The nature of Python has allowed this to provide features that would not be possible using other languages. One such feature is that the scoreboard operator is free to create new database fields for a player using Microsoft Access and use them in the scoreboard layouts immediately using player.FieldName syntax; thus the object model exposed to the user is actually partially controlled by the user. The use of Python also allows arbitrary code to be executed to control the formatting. For example, the scoreboard operator may use the following HTML to display the list of players in the home team:

|<p>Team <% = home.Name %>
|<% for player in home.Players: %>
|<P><%= player.Name %>
|<% #end %>

This has resulted in a situation programmers strive for, but see all too rarely; a system with enough flexibility that the users are able to do things with your software that you never dreamt could be done!

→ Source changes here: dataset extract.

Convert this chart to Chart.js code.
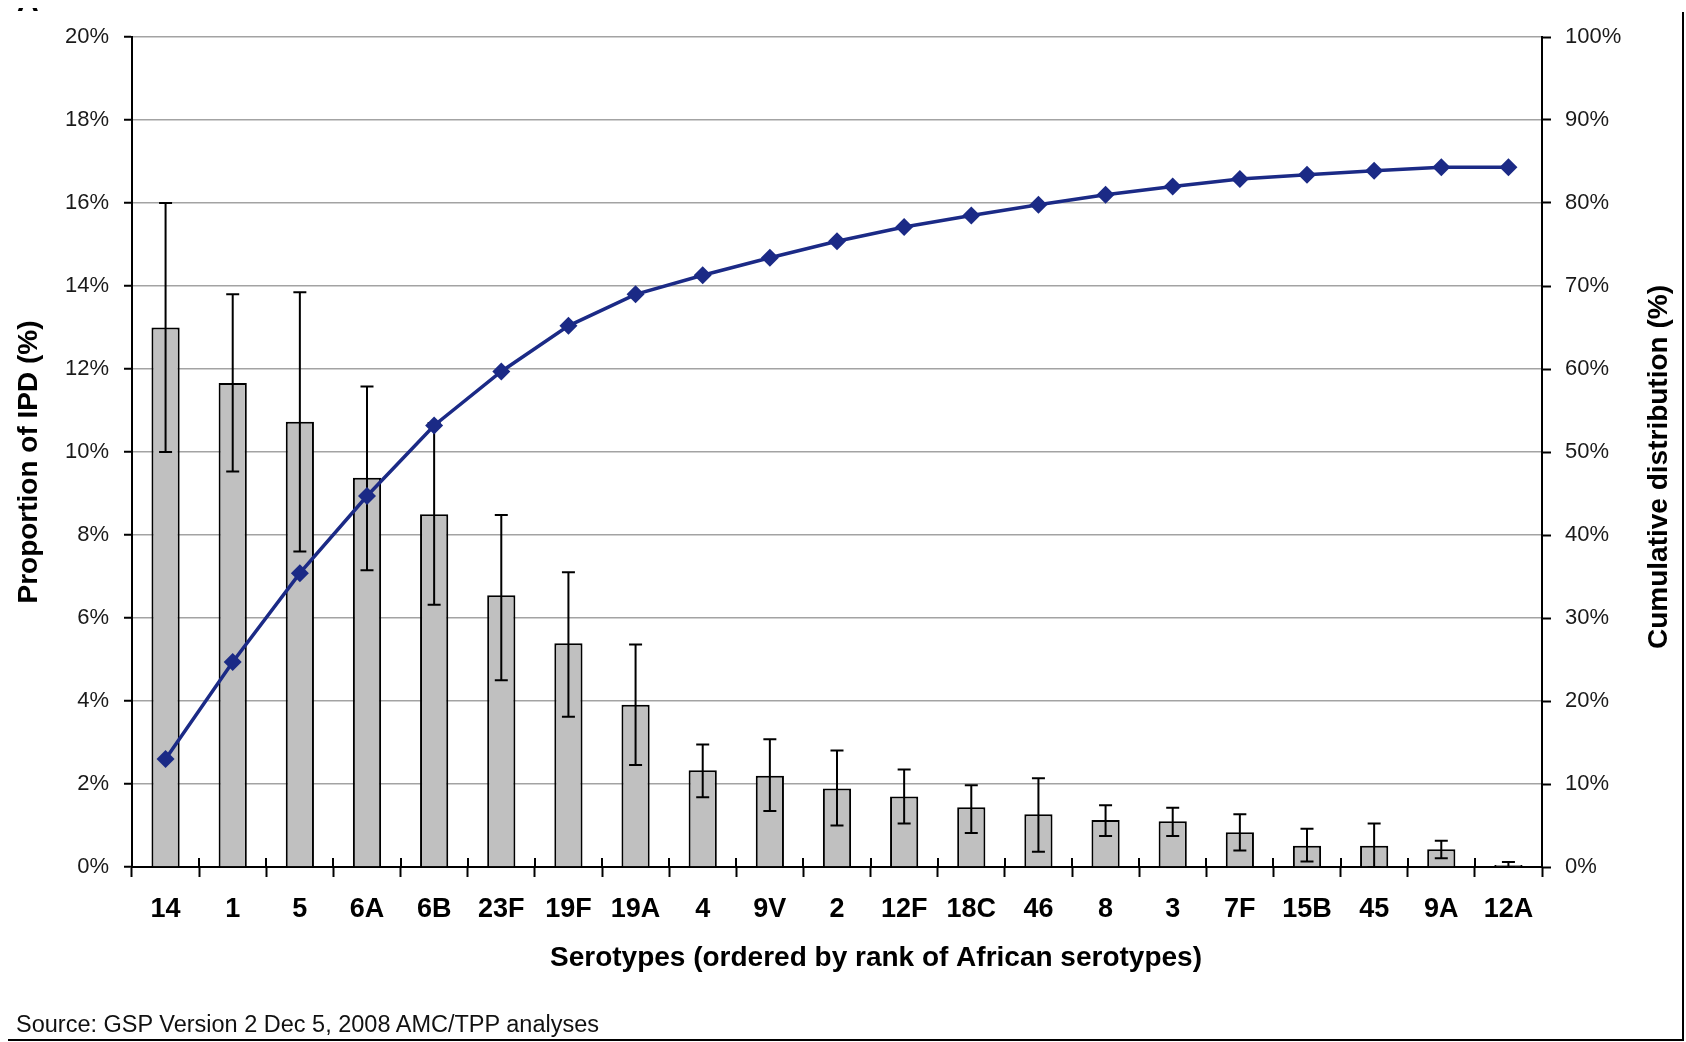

Other Python' Sightings in the Wild

To further dispel any impressions that Python is new, immature, or unsuited to critical applications, we've included a very small selection of projects and organizations using Python in the real world. These have been culled from a much longer list on the main Python web site., http:www.python.org/

• NASA's Johnson Space Center uses Python as the scripting language for its Integrated Planning System.
• UtraSeek Server, Infoseek's commercial web search engine, is implemented as a Python application, with some C extensions to provide primitive operations for fast, indexing and searching. The core product involves 11,000 lines of Python, and the user interface consists of 17,000 lines of Python-scripted HTML templates.
• The Red Hat Commercial Linux distributions use Python for their installation procedures.
• Caligari Corporation's 3D modeling and animation package, trueSpace 4, uses Python as a scripting language. Users can create custom modelling and animation effects, write interactive applications and develop game prototypes entirely inside trueSpace 4. We'll show you how to do something similar for your own applications in Part 2.
• IBM's East Fishkill factory uses Python to control material entry. exit, and data collection for an entire semiconductor plant.
• Scientists in the Theoretical Physics department of Los Alamos National Laboratory are using Python to control large-scale physics computations on massively parallel high-end servers and clusters. Python plays a central role in controlling simulations, performing data analysis and visualization.
• SMHI, the Swedish civilian weather, hydrological, and oceanographic organization, uses Python extensively to acquire data, analyze it and present it to outside interests such as the media. They are developing a Python-based "Radar Analysis and Visualization Environment" to use with the national network of weather radars.